Adhesive strength was always greater on stainless steel (SS) than on aluminium (Al). One may attribute this difference to differences in surface chemistry and surface energy. Stainless steel is normally present with chromium, which helps to form a passive oxide layer with increased surface reactivity.45 Although we did not carry out surface analysis to verify the precise surface composition, it is documented that these oxide layers are capable of supporting secondary interactions (e.g., hydrogen bonding or polar interactions) with polar functional groups like epoxides.46 In contrast, Al forms a stable oxide layer that is less reactive, hindering strong bond formation with the adhesive.47,48

The contact angle measurements further clarify the observed adhesion trends (Fig. 4e). ETPO-DDA-5%IM exhibited a contact angle of 110.4 ± 0.33°, while ETPO-XDA-5%IM recorded a slightly higher value of 113.08 ± 0.33°. These values indicate relatively hydrophobic adhesive surfaces with limited wetting on both substrates.49 The marginally higher contact angle for ETPO-XDA suggests reduced spreading and interfacial interaction, which may partially explain the observed decline in lap shear strength of XDA systems upon prolonged curing despite their higher initial crosslink density. Thus, while XDA confers higher cohesive strength to the adhesive matrix, its lower wettability compared to DDA may restrict optimal interfacial adhesion, particularly at extended curing times when embrittlement becomes more pronounced.

The adhesion strength increased with curing time and IM concentration, peaking at 72 hours and 5% IM concentration, respectively. Longer curing times allow for more extensive crosslinking within the thermoset matrix, enhancing the cohesive strength of the adhesive.50 Higher imidazole concentrations accelerate the curing reaction, leading to a more densely crosslinked network, which translates to higher adhesion strength.51 Imidazole, as a nucleophilic catalyst, improves the nucleophilicity of the amine hardeners, facilitating the ring-opening polymerization of epoxy groups. This results in a more efficient curing process, particularly at higher imidazole concentrations, where the formation of imidazolium intermediates accelerates the reaction.30

These results align with previous studies on vegetable oil-based epoxy adhesives.11,52–55 Zhang et al.56 obtained a shear strength of 1.7 MPa from isophthalic acid-functionalized soybean oil, while Del Prado et al.57 achieved 1.5 MPa using plant oil-acrylate epoxy latex from palm, rubber seed, and Sapium sebiferum oil. Most of these studies used edible vegetable oil without consideration for sustainability in terms of food security.

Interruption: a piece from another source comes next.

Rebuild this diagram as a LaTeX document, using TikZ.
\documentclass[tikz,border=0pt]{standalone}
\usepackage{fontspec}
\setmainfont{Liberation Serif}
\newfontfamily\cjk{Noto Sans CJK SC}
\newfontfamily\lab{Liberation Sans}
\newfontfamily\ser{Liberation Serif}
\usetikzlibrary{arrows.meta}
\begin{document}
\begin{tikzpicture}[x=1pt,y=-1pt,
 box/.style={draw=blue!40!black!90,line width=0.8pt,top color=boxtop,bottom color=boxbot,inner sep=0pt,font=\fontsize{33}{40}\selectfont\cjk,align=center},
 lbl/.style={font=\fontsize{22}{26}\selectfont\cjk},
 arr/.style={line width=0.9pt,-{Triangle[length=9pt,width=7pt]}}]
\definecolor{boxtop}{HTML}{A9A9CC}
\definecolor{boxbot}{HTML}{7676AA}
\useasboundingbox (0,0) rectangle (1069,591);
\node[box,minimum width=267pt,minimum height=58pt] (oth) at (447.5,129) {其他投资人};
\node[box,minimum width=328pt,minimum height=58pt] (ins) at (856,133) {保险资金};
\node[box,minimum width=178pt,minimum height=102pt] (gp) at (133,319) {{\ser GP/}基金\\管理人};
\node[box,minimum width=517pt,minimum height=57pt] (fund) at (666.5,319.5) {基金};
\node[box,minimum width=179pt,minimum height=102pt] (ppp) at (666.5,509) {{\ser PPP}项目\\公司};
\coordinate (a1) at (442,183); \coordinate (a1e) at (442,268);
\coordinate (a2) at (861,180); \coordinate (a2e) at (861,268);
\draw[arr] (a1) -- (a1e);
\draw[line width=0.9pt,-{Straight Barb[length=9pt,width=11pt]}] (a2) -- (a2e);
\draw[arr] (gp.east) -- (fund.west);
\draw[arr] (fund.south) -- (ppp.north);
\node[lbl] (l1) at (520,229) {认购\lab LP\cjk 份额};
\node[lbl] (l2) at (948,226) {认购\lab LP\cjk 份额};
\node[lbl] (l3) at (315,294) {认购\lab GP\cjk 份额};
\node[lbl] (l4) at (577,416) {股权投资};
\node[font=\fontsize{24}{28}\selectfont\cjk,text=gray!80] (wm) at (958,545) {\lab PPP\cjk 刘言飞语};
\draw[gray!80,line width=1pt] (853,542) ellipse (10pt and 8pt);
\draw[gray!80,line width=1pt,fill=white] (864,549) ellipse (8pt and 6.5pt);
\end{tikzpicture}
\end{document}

To evaluate short-term durability, selected formulations were immersed in water for 24 h and tested for lap shear strength (Fig. 4f). Post-immersion values were 0.712 MPa (ETPO-DDA-5%IM/Al), 0.731 MPa (ETPO-DDA-5%IM/SS), 1.0087 MPa (ETPO-XDA-5%IM/Al), and 1.1778 MPa (ETPO-XDA-5%IM/SS), corresponding to strength retentions of ∼90%, ∼66%, ∼100%, and ∼80% of their dry values, respectively. The XDA-based systems maintained the highest absolute and relative strengths, reflecting their higher crosslink density and greater hydrophobicity, which reduced water ingress and hydrolytic degradation. In contrast, the larger loss observed for DDA on SS indicates greater interfacial vulnerability to water-induced debonding.

4 Conclusion

This study highlights the versatility of epoxy thermosets derived from epoxidized Thevetia peruviana oil (ETPO) as bio-based adhesives for industrial applications. The results demonstrate that DDA-cured thermosets exhibit superior thermal stability, with higher T5%, T30%, and THRI values, making them ideal for high-temperature environments. On the other hand, XDA-cured thermosets provide higher adhesive strength, especially on stainless steel substrates, but are more prone to premature degradation. The influence of imidazole as a catalyst significantly enhances crosslinking, leading to improved mechanical and thermal properties in both DDA and XDA systems. The optimal performance in adhesive strength was observed at 5% IM concentration and 72 hours curing time, suggesting a balance between catalyst efficiency and crosslink density. These findings demonstrate the potential of ETPO-based thermosets as sustainable alternatives to conventional petrochemical-based adhesives, contributing to the development of eco-friendly materials with promising thermal and mechanical properties for various industrial applications. Importantly, this work aligns with global sustainability frameworks, particularly the United Nations Sustainable Development Goals (SDGs).

Conflicts of interest

There are no conflicts to declare.

Data availability

All data relevant to this study have been presented in this manuscript.